Une autre onde de choc s’est produite en 2019 lorsqu’une attaque de drone menée par l’Iran a visé les installations saoudiennes stratégiques d’Abqaiq et Khurais entraînant soudain la perte de production de 5,7 millions de barils par jour. En une seule journée, les prix sont passés de 60 à 72 dollars par baril, la plus forte hausse en une seule séance de cotation depuis la guerre du Golfe de 1991.

Plus grande diversité de l’offre mondiale de pétrole

Mais depuis 2023, les choses ont changé. L’attaque du Hamas en Israël du 7 octobre 2023 a eu un impact très passager. Les cours du baril sont passés de 80 à 90 dollars en l’espace d’une semaine avant de refluer. La tendance a été la même à la suite de l’attaque israélienne du 13 juin 2025 contre la République islamique d’Iran. Les prix du pétrole ont augmenté modestement de 7% au cours de la première semaine avant de refluer dès la deuxième semaine. Et pourtant l’Iran possède les quatrièmes réserves mondiales de pétrole et les deuxièmes de gaz naturel. Sa position géographique lui donne la possibilité de fermer le détroit d’Ormuz par où transite environ 20% de l’approvisionnement mondial en pétrole.

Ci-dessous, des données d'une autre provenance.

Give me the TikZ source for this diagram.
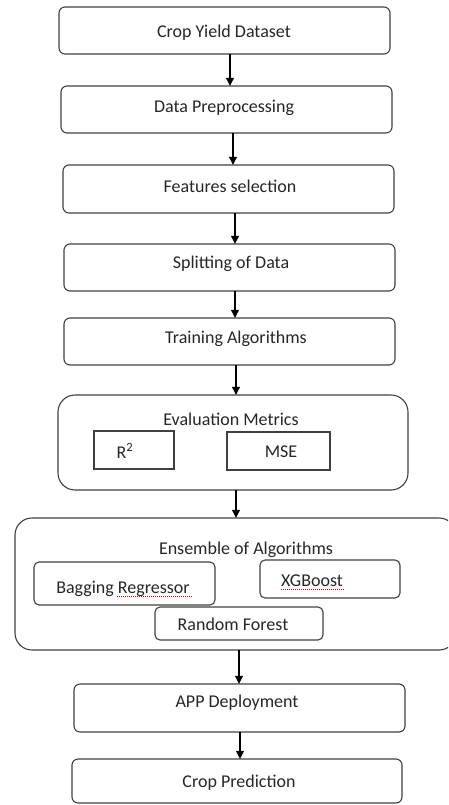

En fait, le marché mondial de l’énergie a beaucoup changé au cours des dernières années ce qui le rend moins sensible aux soubresauts géopolitiques du Moyen-Orient. Cela tient à la plus grande diversité de l’offre mondiale de pétrole avec la montée en puissance de pays producteurs comme le Brésil, le Guyana, la Namibie et surtout les Etats-Unis, la constitution de réserves stratégiques qui permettent de faire face aux crises et la moindre dépendance aux importations de pétrole de certains pays occidentaux qui diversifient leurs sources d’énergie.